Entre la reflexión y la frágil evocación de la memoria, la poeta
se pregunta cómo pudo suceder, por qué, “como
muchas esposas elevé al marido a la altura de Dios”.
El marido era un mentiroso, un apostador, desatento, infiel con
muchas mujeres, ¿dónde residía su fuerza?, “¿cómo
consigue alguien tener poder sobre otro?”.

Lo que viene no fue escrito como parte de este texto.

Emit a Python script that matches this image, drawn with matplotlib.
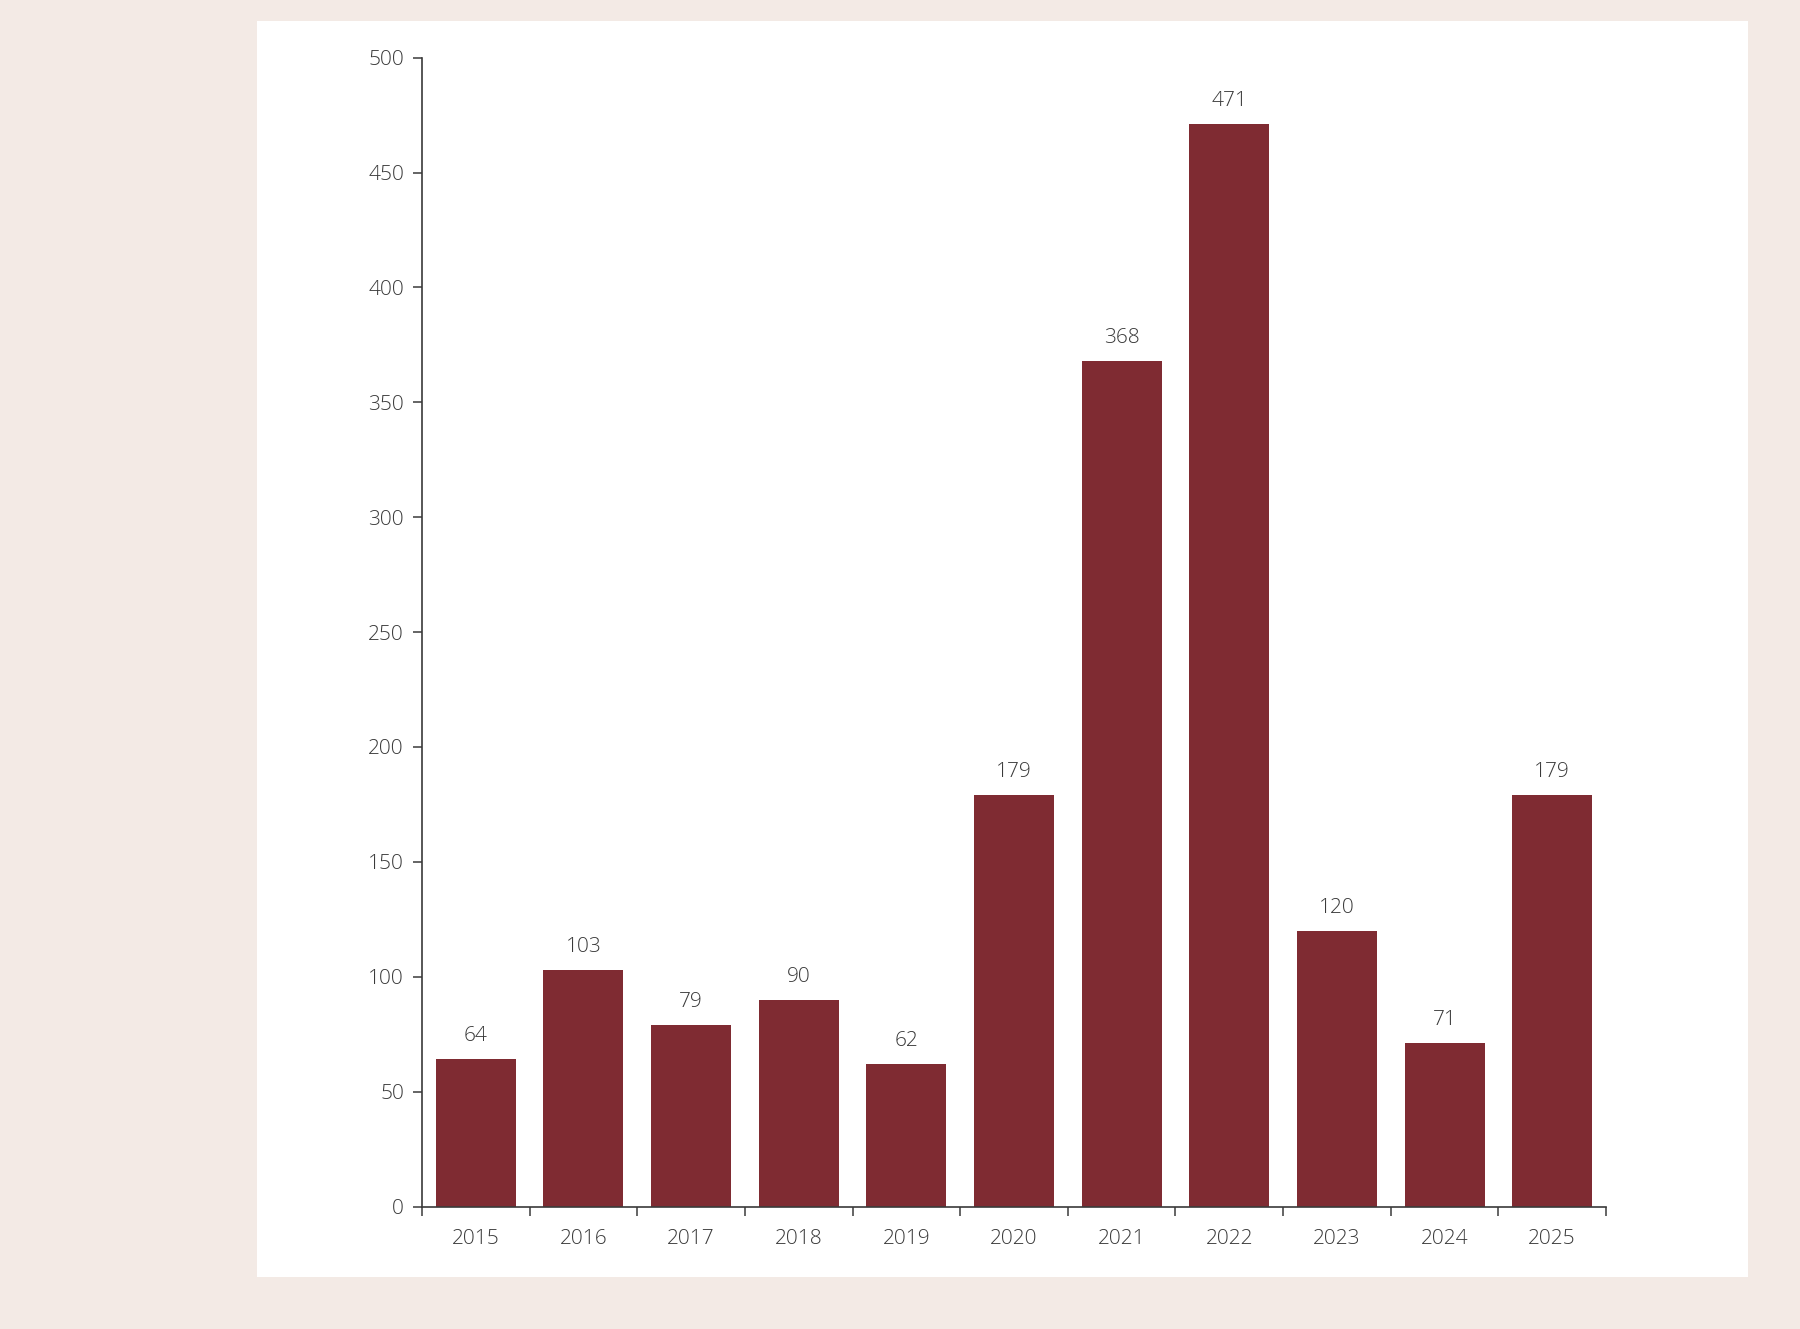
import matplotlib
matplotlib.use("Agg")
import matplotlib.pyplot as plt
import numpy as np

years = ["2015", "2016", "2017", "2018", "2019", "2020", "2021", "2022", "2023", "2024", "2025"]
values = [64, 103, 79, 90, 62, 179, 368, 471, 120, 71, 179]
yticks = [0, 50, 100, 150, 200, 250, 300, 350, 400, 450, 500]

BG = "#F3EAE5"
BAR = "#7F2B32"
TXT = "#3a3a3a"
AX = "#3a3a3a"

plt.rcParams['font.family'] = ['Open Sans', 'DejaVu Sans']
plt.rcParams['font.weight'] = 'light'

W, H = 1800, 1329
fig = plt.figure(figsize=(W / 100, H / 100), dpi=100, facecolor=BG)

# white panel as a background axes
panel = fig.add_axes([257 / W, 1 - 1277 / H, (1748 - 257) / W, (1277 - 21) / H], zorder=0)
panel.set_facecolor("white")
panel.set_xticks([])
panel.set_yticks([])
for s in panel.spines.values():
    s.set_visible(False)

left, right, top, bottom = 422, 1606, 57.7, 1206.5
ax = fig.add_axes([left / W, 1 - bottom / H, (right - left) / W, (bottom - top) / H], zorder=1)
ax.set_facecolor("none")

x = np.arange(len(years))
ax.bar(x, values, width=0.744, color=BAR, zorder=2)
for xi, v in zip(x, values):
    ax.annotate(str(v), (xi, v), xytext=(0, 18), textcoords="offset pixels",
                ha="center", va="baseline", fontsize=15, color=TXT, fontweight='light')

ax.set_xlim(-0.5, len(years) - 0.5)
ax.set_ylim(0, 500)
ax.set_yticks(yticks)
ax.set_yticklabels([str(t) for t in yticks])
ax.set_xticks(x)
ax.set_xticklabels(years)
ax.set_xticks(np.arange(-0.5, len(years), 1.0), minor=True)

for s in ["top", "right"]:
    ax.spines[s].set_visible(False)
for s in ["left", "bottom"]:
    ax.spines[s].set_color(AX)
    ax.spines[s].set_linewidth(1.2)

ax.tick_params(axis="y", direction="out", length=6.5, width=1.1, color=AX, pad=6.5,
               labelsize=15, labelcolor=TXT)
ax.tick_params(axis="x", which="major", length=0, pad=16.5, labelsize=15, labelcolor=TXT)
ax.tick_params(axis="x", which="minor", direction="out", length=6.5, width=1.1, color=AX)

fig.savefig("out.png", dpi=100, facecolor=BG)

A la fuerza de la seducción que se hace sexo (“Como
el temblor del ciervo que se aleja en el bosque a finales de invierno
/ El sabía que destruiría al ciervo”) se
oponen los avisos del abuelo del marido que le dice que no se case,
de la madre (“abolir la seducción es la
meta de una madre”), que no entiende cómo
puede verse atraída por alguien que se llama X, del propio amigo del
marido Ray, ese Ray, tan atento y servicial, que escucha y confiesa,
que ve sus cicatrices, pero “la seducción
de la fuerza viene de abajo”, cuando él la
toca con el dedo ella ladra, y contra eso qué se puede hacer. Compara, Ray,
“el pobre placer del hombre pobre”,
el marido, “casi nunca estaba triste un dios
le guiaba”. La narradora evoca la historia
con pena y vergüenza, pero con ironía: “Blame
and shame are the name of the game”. Una
historia de dolor y celos, dura, cuando se da cuenta de que todo se
ha acabado, dice: “un barco frío zarpa de
algún lugar dentro de la esposa / rumbo a un horizonte plano y
gris”.
Anne Carson va
articulando el discurso poético a lo que necesita para cada ocasión,
“la ficción da forma a lo que necesitamos”,
dice. Marcando con ironía las cesuras, las pausas, entre lo evocado
y lo que pudo ser, entre el hálito poético y la reflexión sobre
cómo se construye el poema y se tejen los sentimientos. Es
memorable, por ejemplo, cuando siguiendo el juego de la asociación
de Aristóteles, va del posible principio de libertad proclamado
entre dos personas a la esclavitud de la mujer o cuando él le
escribe desde una taxi que ella es para él “el sabor de tus
piernas”, en el preciso momento en que ella, en la otra acera, va a
entregar los papeles de divorcio. La poeta, el poema, la vida son
contradictorios hasta el final: “La función
principal de la escritura es esclavizar a los seres humanos”
/ “Pero las palabras son un trigo extraño y
dócil, se inclinan sobre la tierra”. Al
final, después de tantos años, el libro se cierra con una
dedicatoria al marido infiel, a la belleza del marido: “Mírame
doblar ahora esta página / para que pienses que eras tú”.